**Given information**
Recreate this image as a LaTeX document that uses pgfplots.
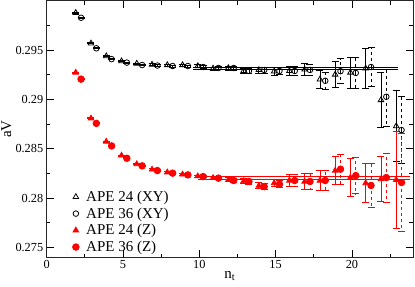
\documentclass[border=0pt]{standalone}
\usepackage{fontspec}
\setmainfont{Liberation Serif}
\usepackage{pgfplots}
\pgfplotsset{compat=1.18}
\usepackage{pgfplotstable}

\pgfplotstableread{
x y e
1.9 0.2988 0.00005
2.9 0.2957 0.00005
3.9 0.2944 0.00005
4.9 0.2939 0.00005
5.9 0.29365 0.00005
6.9 0.29355 0.00008
7.9 0.2935 0.0001
8.9 0.2935 0.0001
9.9 0.2934 0.00012
10.9 0.29315 0.00015
11.9 0.2932 0.0002
12.9 0.2929 0.00025
13.9 0.2930 0.0003
14.9 0.29285 0.0004
15.9 0.2929 0.0005
16.9 0.29305 0.0006
17.9 0.29204 0.00094
18.9 0.29254 0.0013
19.9 0.29274 0.00157
20.9 0.29315 0.0020
21.9 0.28995 0.0028
22.9 0.2873 0.0036
}\triXY

\pgfplotstableread{
x y e
2.25 0.2983 0.00005
3.25 0.2952 0.00005
4.25 0.2941 0.00005
5.25 0.29375 0.00005
6.25 0.2935 0.00005
7.25 0.29345 0.00008
8.25 0.2934 0.0001
9.25 0.2934 0.0001
10.25 0.2933 0.00012
11.25 0.2932 0.00015
12.25 0.2932 0.0002
13.25 0.2929 0.00025
14.25 0.2930 0.0003
15.25 0.2929 0.0004
16.25 0.2929 0.0005
17.25 0.2930 0.0006
18.25 0.2919 0.0009
19.25 0.29288 0.00128
20.25 0.2927 0.0016
21.25 0.2933 0.0020
22.25 0.29028 0.0030
23.25 0.2869 0.0034
}\cirXY

\pgfplotstableread{
x y e
1.9 0.29274 0.00005
2.9 0.28809 0.00005
3.9 0.28573 0.00005
4.9 0.28432 0.00005
5.9 0.28345 0.00005
6.9 0.28290 0.00008
7.9 0.28262 0.0001
8.9 0.28240 0.0001
9.9 0.28222 0.00012
10.9 0.28205 0.00015
11.9 0.28185 0.0002
12.9 0.28172 0.00025
13.9 0.28125 0.0003
14.9 0.28152 0.00035
15.9 0.28178 0.0006
16.9 0.28168 0.0008
17.9 0.28178 0.0010
18.9 0.28279 0.0014
19.9 0.28208 0.0019
20.9 0.28152 0.0020
21.9 0.28192 0.0023
22.9 0.28185 0.0049
}\triZ

\pgfplotstableread{
x y e
2.25 0.29207 0.00005
3.25 0.28758 0.00005
4.25 0.28529 0.00005
5.25 0.28404 0.00005
6.25 0.28327 0.00005
7.25 0.28279 0.00008
8.25 0.28253 0.0001
9.25 0.28235 0.0001
10.25 0.28218 0.00012
11.25 0.28202 0.00015
12.25 0.28178 0.0002
13.25 0.28168 0.00025
14.25 0.28117 0.0003
15.25 0.2814 0.00035
16.25 0.28178 0.0006
17.25 0.28168 0.0008
18.25 0.28178 0.0010
19.25 0.28293 0.0015
20.25 0.28228 0.00185
21.25 0.28128 0.0022
22.25 0.28208 0.0025
23.25 0.28158 0.0050
}\cirZ

\begin{document}
\begin{tikzpicture}
\begin{axis}[
  scale only axis,
  width=366pt, height=256pt,
  xmin=0, xmax=24, ymin=0.274, ymax=0.3,
  xtick={0,5,10,15,20}, minor xtick={2.5,7.5,12.5,17.5,22.5},
  ytick={0.275,0.28,0.285,0.29,0.295},
  yticklabels={0.275,0.28,0.285,0.29,0.295},
  minor ytick={0.2775,0.2825,0.2875,0.2925,0.2975},
  tick align=inside,
  major tick length=7pt, minor tick length=3.5pt,
  tick style={black, line width=0.8pt},
  axis line style={line width=1pt, black!85},
  ticklabel style={font=\fontsize{12.3}{14}\selectfont},
  /pgf/number format/assume math mode=true,
  xlabel={n\textsubscript{t}}, ylabel={aV},
  label style={font=\fontsize{15}{17}\selectfont},
  xlabel style={at={(axis description cs:0.5,-0.082)}, anchor=base},
  ylabel style={at={(axis description cs:-0.087,0.5)}, anchor=south},
  legend style={at={(axis cs:1.68,0.2742)}, anchor=south west, draw=none, fill=none,
    font=\fontsize{15}{17}\selectfont, row sep=0.8pt, column sep=5pt, inner sep=0pt},
  legend cell align=left,
  clip=false,
]
\addplot[black, only marks, mark=triangle, mark size=3.2pt, line width=0.8pt,
  error bars/.cd, y dir=both, y explicit,
  error bar style={solid, line width=0.8pt},
  error mark options={rotate=90, mark size=3.5pt, solid, line width=0.8pt}]
  table[x=x, y=y, y error=e] {\triXY};
\addlegendentry{APE 24 (XY)}
\addplot[black, only marks, mark=o, mark size=2.8pt, line width=0.8pt,
  error bars/.cd, y dir=both, y explicit,
  error bar style={dashed, line width=0.8pt},
  error mark options={rotate=90, mark size=3.5pt, solid, line width=0.8pt}]
  table[x=x, y=y, y error=e] {\cirXY};
\addlegendentry{APE 36 (XY)}
\addplot[red, only marks, mark=triangle*, mark size=3.2pt, line width=0.8pt,
  error bars/.cd, y dir=both, y explicit,
  error bar style={solid, line width=0.8pt},
  error mark options={rotate=90, mark size=3.5pt, solid, line width=0.8pt}]
  table[x=x, y=y, y error=e] {\triZ};
\addlegendentry{APE 24 (Z)}
\addplot[red, only marks, mark=*, mark size=3.3pt, line width=0.8pt,
  error bars/.cd, y dir=both, y explicit,
  error bar style={dashed, line width=0.8pt},
  error mark options={rotate=90, mark size=3.5pt, solid, line width=0.8pt}]
  table[x=x, y=y, y error=e] {\cirZ};
\addlegendentry{APE 36 (Z)}
\addplot[black, line width=0.8pt, forget plot] coordinates {(9.6,0.2933) (23,0.2933)};
\addplot[black, line width=0.8pt, forget plot] coordinates {(9.6,0.2931) (23,0.2931)};
\addplot[red, line width=0.8pt, forget plot] coordinates {(9.9,0.2822) (23.8,0.2822)};
\addplot[red, line width=0.8pt, forget plot] coordinates {(9.9,0.2819) (23.8,0.2819)};
\end{axis}
\pgfresetboundingbox
\path[use as bounding box] ([xshift=-46.7pt,yshift=-29pt]current axis.south west) rectangle ([xshift=2pt,yshift=1pt]current axis.north east);
\end{tikzpicture}
\end{document}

**Written exercise**
Reproduce the listing exactly. Leave its pictures out.

**Full response**
Recreate this image as a LaTeX document that uses pgfplots.
\documentclass[border=0pt]{standalone}
\usepackage{fontspec}
\setmainfont{Liberation Serif}
\usepackage{pgfplots}
\pgfplotsset{compat=1.18}
\usepackage{pgfplotstable}

\pgfplotstableread{
x y e
1.9 0.2988 0.00005
2.9 0.2957 0.00005
3.9 0.2944 0.00005
4.9 0.2939 0.00005
5.9 0.29365 0.00005
6.9 0.29355 0.00008
7.9 0.2935 0.0001
8.9 0.2935 0.0001
9.9 0.2934 0.00012
10.9 0.29315 0.00015
11.9 0.2932 0.0002
12.9 0.2929 0.00025
13.9 0.2930 0.0003
14.9 0.29285 0.0004
15.9 0.2929 0.0005
16.9 0.29305 0.0006
17.9 0.29204 0.00094
18.9 0.29254 0.0013
19.9 0.29274 0.00157
20.9 0.29315 0.0020
21.9 0.28995 0.0028
22.9 0.2873 0.0036
}\triXY

\pgfplotstableread{
x y e
2.25 0.2983 0.00005
3.25 0.2952 0.00005
4.25 0.2941 0.00005
5.25 0.29375 0.00005
6.25 0.2935 0.00005
7.25 0.29345 0.00008
8.25 0.2934 0.0001
9.25 0.2934 0.0001
10.25 0.2933 0.00012
11.25 0.2932 0.00015
12.25 0.2932 0.0002
13.25 0.2929 0.00025
14.25 0.2930 0.0003
15.25 0.2929 0.0004
16.25 0.2929 0.0005
17.25 0.2930 0.0006
18.25 0.2919 0.0009
19.25 0.29288 0.00128
20.25 0.2927 0.0016
21.25 0.2933 0.0020
22.25 0.29028 0.0030
23.25 0.2869 0.0034
}\cirXY

\pgfplotstableread{
x y e
1.9 0.29274 0.00005
2.9 0.28809 0.00005
3.9 0.28573 0.00005
4.9 0.28432 0.00005
5.9 0.28345 0.00005
6.9 0.28290 0.00008
7.9 0.28262 0.0001
8.9 0.28240 0.0001
9.9 0.28222 0.00012
10.9 0.28205 0.00015
11.9 0.28185 0.0002
12.9 0.28172 0.00025
13.9 0.28125 0.0003
14.9 0.28152 0.00035
15.9 0.28178 0.0006
16.9 0.28168 0.0008
17.9 0.28178 0.0010
18.9 0.28279 0.0014
19.9 0.28208 0.0019
20.9 0.28152 0.0020
21.9 0.28192 0.0023
22.9 0.28185 0.0049
}\triZ

\pgfplotstableread{
x y e
2.25 0.29207 0.00005
3.25 0.28758 0.00005
4.25 0.28529 0.00005
5.25 0.28404 0.00005
6.25 0.28327 0.00005
7.25 0.28279 0.00008
8.25 0.28253 0.0001
9.25 0.28235 0.0001
10.25 0.28218 0.00012
11.25 0.28202 0.00015
12.25 0.28178 0.0002
13.25 0.28168 0.00025
14.25 0.28117 0.0003
15.25 0.2814 0.00035
16.25 0.28178 0.0006
17.25 0.28168 0.0008
18.25 0.28178 0.0010
19.25 0.28293 0.0015
20.25 0.28228 0.00185
21.25 0.28128 0.0022
22.25 0.28208 0.0025
23.25 0.28158 0.0050
}\cirZ

\begin{document}
\begin{tikzpicture}
\begin{axis}[
  scale only axis,
  width=366pt, height=256pt,
  xmin=0, xmax=24, ymin=0.274, ymax=0.3,
  xtick={0,5,10,15,20}, minor xtick={2.5,7.5,12.5,17.5,22.5},
  ytick={0.275,0.28,0.285,0.29,0.295},
  yticklabels={0.275,0.28,0.285,0.29,0.295},
  minor ytick={0.2775,0.2825,0.2875,0.2925,0.2975},
  tick align=inside,
  major tick length=7pt, minor tick length=3.5pt,
  tick style={black, line width=0.8pt},
  axis line style={line width=1pt, black!85},
  ticklabel style={font=\fontsize{12.3}{14}\selectfont},
  /pgf/number format/assume math mode=true,
  xlabel={n\textsubscript{t}}, ylabel={aV},
  label style={font=\fontsize{15}{17}\selectfont},
  xlabel style={at={(axis description cs:0.5,-0.082)}, anchor=base},
  ylabel style={at={(axis description cs:-0.087,0.5)}, anchor=south},
  legend style={at={(axis cs:1.68,0.2742)}, anchor=south west, draw=none, fill=none,
    font=\fontsize{15}{17}\selectfont, row sep=0.8pt, column sep=5pt, inner sep=0pt},
  legend cell align=left,
  clip=false,
]
\addplot[black, only marks, mark=triangle, mark size=3.2pt, line width=0.8pt,
  error bars/.cd, y dir=both, y explicit,
  error bar style={solid, line width=0.8pt},
  error mark options={rotate=90, mark size=3.5pt, solid, line width=0.8pt}]
  table[x=x, y=y, y error=e] {\triXY};
\addlegendentry{APE 24 (XY)}
\addplot[black, only marks, mark=o, mark size=2.8pt, line width=0.8pt,
  error bars/.cd, y dir=both, y explicit,
  error bar style={dashed, line width=0.8pt},
  error mark options={rotate=90, mark size=3.5pt, solid, line width=0.8pt}]
  table[x=x, y=y, y error=e] {\cirXY};
\addlegendentry{APE 36 (XY)}
\addplot[red, only marks, mark=triangle*, mark size=3.2pt, line width=0.8pt,
  error bars/.cd, y dir=both, y explicit,
  error bar style={solid, line width=0.8pt},
  error mark options={rotate=90, mark size=3.5pt, solid, line width=0.8pt}]
  table[x=x, y=y, y error=e] {\triZ};
\addlegendentry{APE 24 (Z)}
\addplot[red, only marks, mark=*, mark size=3.3pt, line width=0.8pt,
  error bars/.cd, y dir=both, y explicit,
  error bar style={dashed, line width=0.8pt},
  error mark options={rotate=90, mark size=3.5pt, solid, line width=0.8pt}]
  table[x=x, y=y, y error=e] {\cirZ};
\addlegendentry{APE 36 (Z)}
\addplot[black, line width=0.8pt, forget plot] coordinates {(9.6,0.2933) (23,0.2933)};
\addplot[black, line width=0.8pt, forget plot] coordinates {(9.6,0.2931) (23,0.2931)};
\addplot[red, line width=0.8pt, forget plot] coordinates {(9.9,0.2822) (23.8,0.2822)};
\addplot[red, line width=0.8pt, forget plot] coordinates {(9.9,0.2819) (23.8,0.2819)};
\end{axis}
\pgfresetboundingbox
\path[use as bounding box] ([xshift=-46.7pt,yshift=-29pt]current axis.south west) rectangle ([xshift=2pt,yshift=1pt]current axis.north east);
\end{tikzpicture}
\end{document}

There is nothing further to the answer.